Ia mengakui, untuk menjalankan koperasi simpan pinjam nelayan akan sangat sulit. Karena tak sedikit yang mau meminjam tapi malas membayar. "Saya tahu kondisi di lapangan, mereka pas mau pinjam marah, nah ketika ditagih lebih marah lagi," tuturnya.
Paling mungkin dan bisa dijalankan adalah dengan memberikan mereka kebutuhan melaut. Misal, koperasi meminjamkan kebutuhan untuk melaut. Setelah itu hasil ikannya dibeli koperasi dengan harga bersaing. Dengan begitu, bisa saling menguntungkan. "Koperasi untung dan nelayan tak jatuh ke pengijon," ujarnya.
Soal pembinaan koperasi, menurut Bambang, untuk nelayan biasanya langsung oleh Kementerian Kelautan dan Perikanan. Mereka memiliki binaan untuk proses penyaluran bantuan. "Yang diutamakan biasanya yang punya Nomor Induk Koperasi (NIK), dan memiliki kegiatan yang aktif," jelasnya.
Sementara itu Koperasi Mina Jaya Muara Baru yang telah berdiri sejak lebih dari dua dekade berdiri memiliki fase tantangan tersendiri dalam membantu nelayan. Menurut Sekretaris Koperasi, Mahdi, unit simpan pinjam sudah dihentikan sementara sejak 2016. Penghentian ini tak terlepas dari kredit macet yang jumlahnya sudah terlalu besar. Tak sedikit nelayan yang meminjam, tapi tak mau mengembalikan. "Ada tunggakan lebih dari Rp 1 miliar," ujarnya kepada Republika.co.id, Selasa (2/10).

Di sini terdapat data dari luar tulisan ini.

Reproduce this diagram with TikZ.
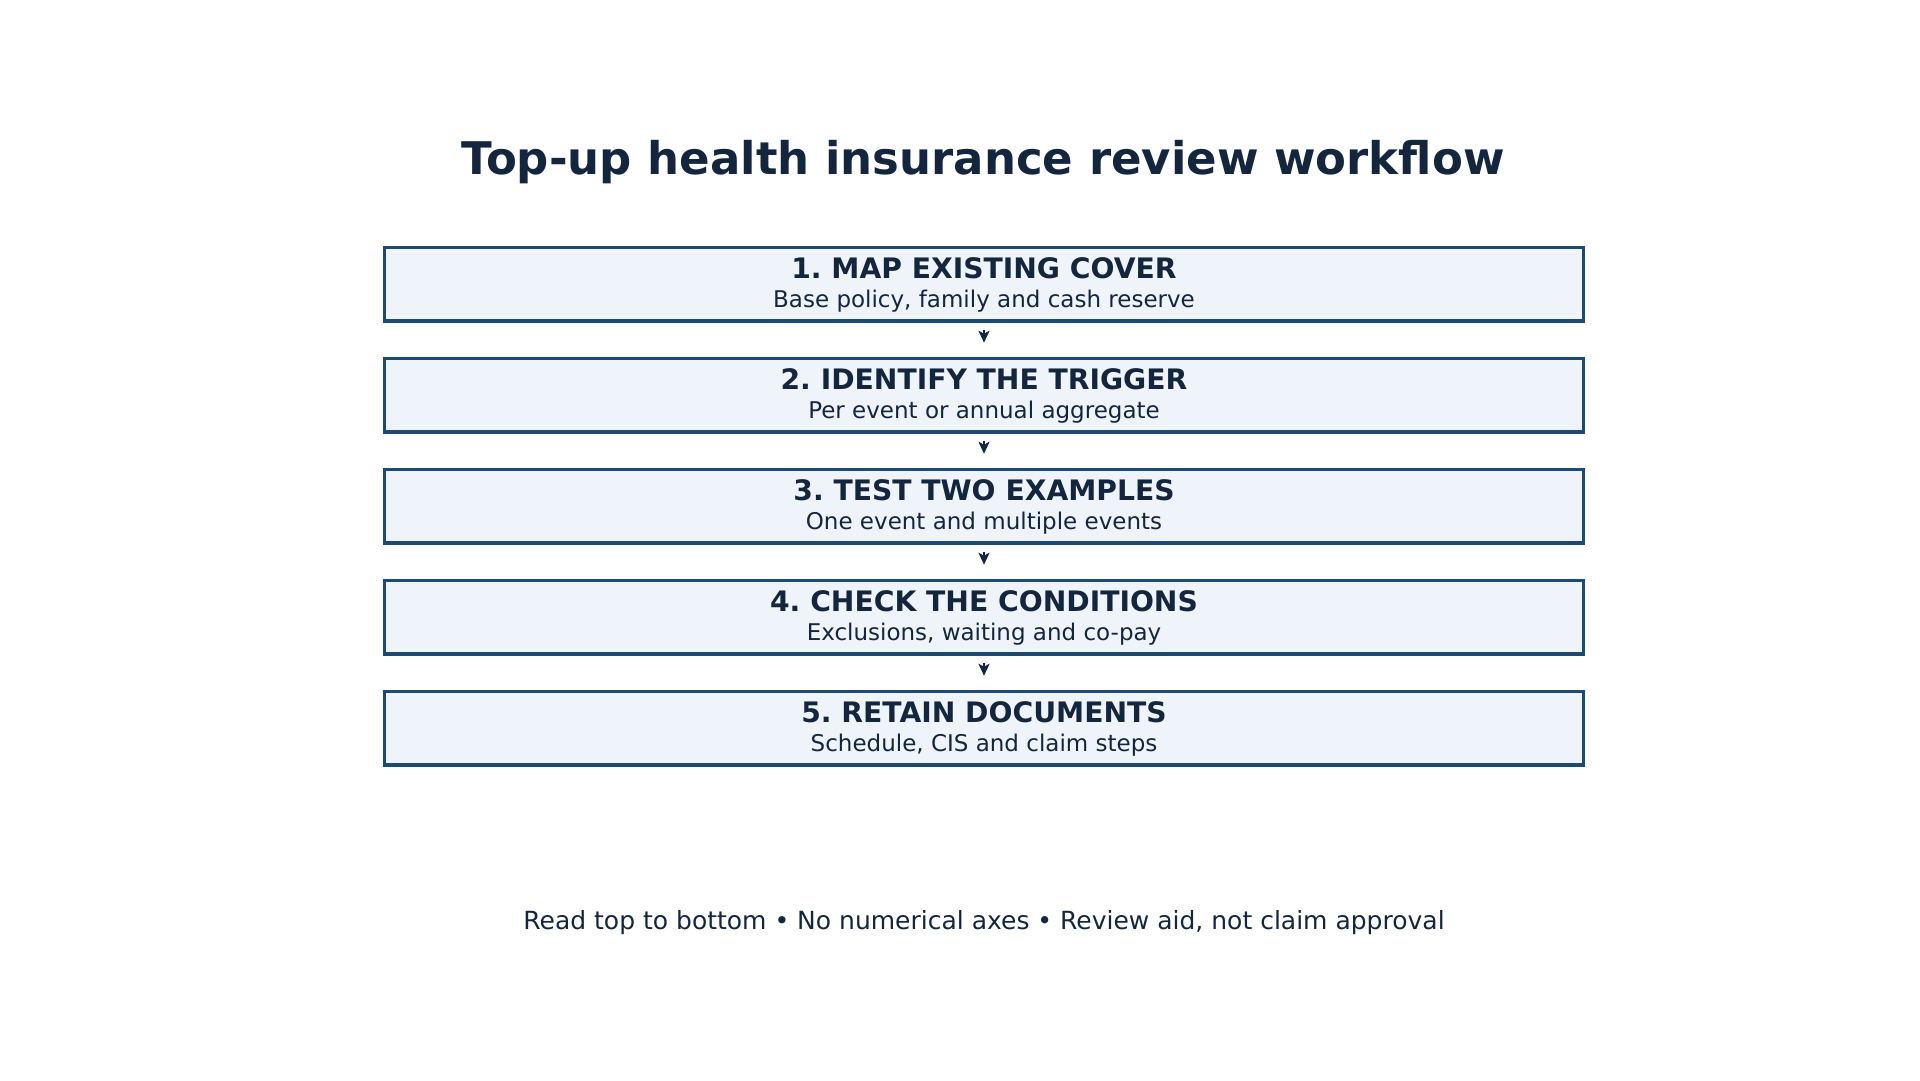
\documentclass[tikz,border=0pt]{standalone}
\usepackage{fontspec}
\setmainfont{DejaVu Sans}
\usetikzlibrary{arrows.meta}
\frenchspacing
\definecolor{inkblue}{HTML}{14263E}
\definecolor{edgeblue}{HTML}{1D4A73}
\definecolor{paleblue}{HTML}{EEF4FA}
\tikzset{
  stepbox/.style={draw=edgeblue, line width=3.5pt, fill=paleblue, minimum width=1199pt, minimum height=73.5pt, inner sep=0pt},
  stephead/.style={anchor=base, text=inkblue, font=\fontsize{28.2}{34}\selectfont\bfseries},
  steptext/.style={anchor=base, text=inkblue, font=\fontsize{23}{28}\selectfont},
  flow/.style={-{Stealth[length=12pt,width=11pt,inset=3pt]}, draw=inkblue, line width=2.5pt, shorten <=7pt, shorten >=14pt}
}
\begin{document}
\begin{tikzpicture}[x=1pt,y=-1pt]
	\useasboundingbox (0,0) rectangle (1920,1080);
	\node[anchor=base, text=inkblue, font=\fontsize{45}{54}\selectfont\bfseries] (title) at (983,174) {Top-up health insurance review workflow};
	\node[stepbox] (s1) at (984,284.25) {};
	\node[stepbox] (s2) at (984,395.25) {};
	\node[stepbox] (s3) at (984,506.25) {};
	\node[stepbox] (s4) at (984,617.25) {};
	\node[stepbox] (s5) at (984,728.25) {};
	\node[stephead] (s1h) at ([yshift=-32.5pt]s1.north) {1. MAP EXISTING COVER};
	\node[steptext] (s1t) at ([yshift=-62pt]s1.north) {Base policy, family and cash reserve};
	\node[stephead] (s2h) at ([yshift=-32.5pt]s2.north) {2. IDENTIFY THE TRIGGER};
	\node[steptext] (s2t) at ([yshift=-62pt]s2.north) {Per event or annual aggregate};
	\node[stephead] (s3h) at ([yshift=-32.5pt]s3.north) {3. TEST TWO EXAMPLES};
	\node[steptext] (s3t) at ([yshift=-62pt]s3.north) {One event and multiple events};
	\node[stephead] (s4h) at ([yshift=-32.5pt]s4.north) {4. CHECK THE CONDITIONS};
	\node[steptext] (s4t) at ([yshift=-62pt]s4.north) {Exclusions, waiting and co-pay};
	\node[stephead] (s5h) at ([yshift=-32.5pt]s5.north) {5. RETAIN DOCUMENTS};
	\node[steptext] (s5t) at ([yshift=-62pt]s5.north) {Schedule, CIS and claim steps};
	\draw[flow] (s1.south) -- (s2.north);
	\draw[flow] (s2.south) -- (s3.north);
	\draw[flow] (s3.south) -- (s4.north);
	\draw[flow] (s4.south) -- (s5.north);
	\node[anchor=base, text=inkblue, font=\fontsize{25}{30}\selectfont] (foot) at (984,929) {Read top to bottom • No numerical axes • Review aid, not claim approval};
\end{tikzpicture}
\end{document}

Menurut Mahdi, unit simpan pinjam akan kembali dijalankan jika kondisinya sudah membaik. Adapun buat saat ini, koperasi bergantung pada usaha penjualan subsidi solar untuk nelayan. Setiap bulan, koperasi Mina Jaya mendapat jatah 280 kiloliter. Selain itu, ada juga usaha toko sembako, air bersih hingga impor ikan. "Kami harap ke depan Tempat Pelelangan Ikan (TPI) sudah bisa kami kelola lagi. Sekarang yang mengelola dinas lewat UPT," ujarnya.
Mahdi mengungkapkan, ada 2.200 orang nelayan yang tergabung di Mina Jaya. Namun hanya 75 persen yang aktif. Sama seperti Hendi, Mahdi juga ingin kesejahteraan nelayan meningkat lewat koperasi. Ia berharap ke depan keuangan Mina Jaya membaik. Apalagi jika benar-benar TPI bisa dikelola. "Kita inginkan ada uang tunjangan hari raya, santunan kematian atau pembagian sembako buat para nelayan," tuturnya.